Sep 04 2003

I have been listening to Amy Mann a lot at work lately. If you don’t recognize the name, you should know her stuff from the Magnolia soundtrack. I have really started to like it. She has one song that says “Oh, for the sake of momentum…” I think it’s about me. No, we have never met and there is no way that she knows of me, but the song is definately about me. All the things in my life that have continued simply because “I’m almost finished!” I wasted two years on Child development- almost 6 years on college in general. Two years have gone to shoes- I barely even like shoes at this point. Sometimes I think I’ve wasted 24 years on life. What do I have to show for it? I have a crappy job, a crappy car, a crappy house… a fabulous husband. John is what I have, but how can you build a whole life off of one person who isn’t YOU? I need to get out of town.
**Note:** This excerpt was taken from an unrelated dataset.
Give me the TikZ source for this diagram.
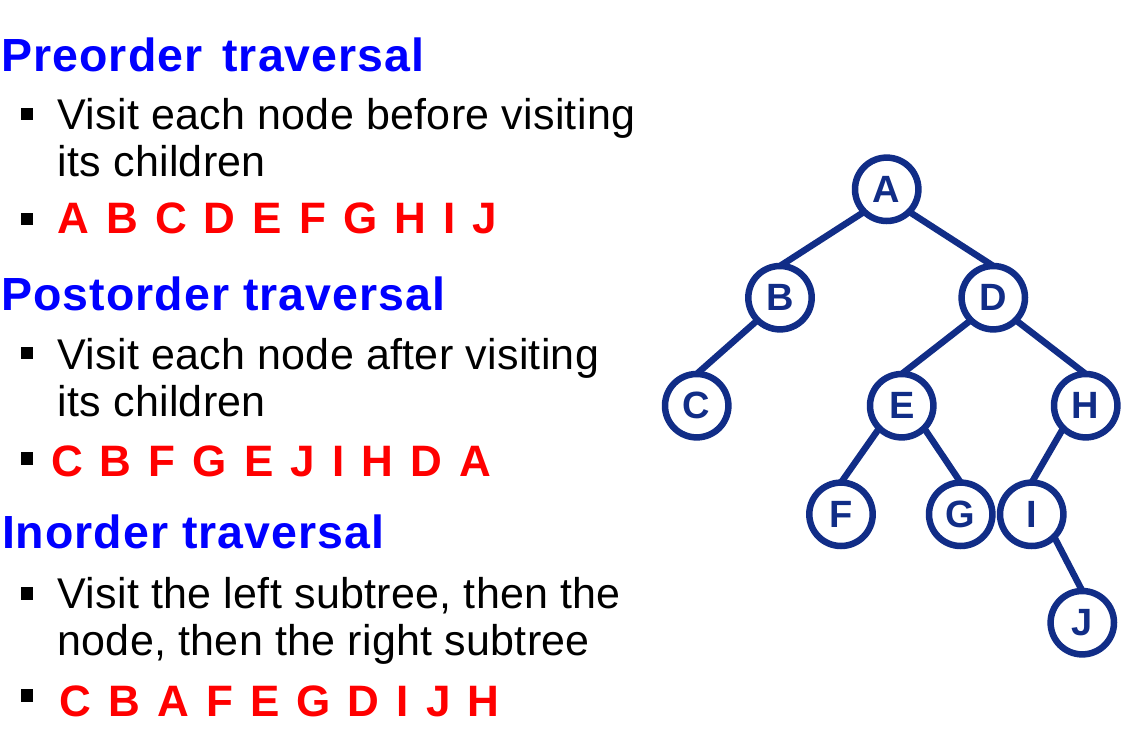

I need experiences that are more than workhomeeatsleepwork. This is a really hard time for me. John has so much to look forward to with Grad school. He has found something he really loves and it is in reach. I really want to go to art school, but that is about 6 years and 40,000 dollars out of my reach. And for what- an ART degree? What’s the point. I could be an artist with no degree at all and, with how much our society values art, there will be no teaching positions in a few years. Too late for me. Fuck it. I better fucking get used to retail. Doesn’t my future just glow?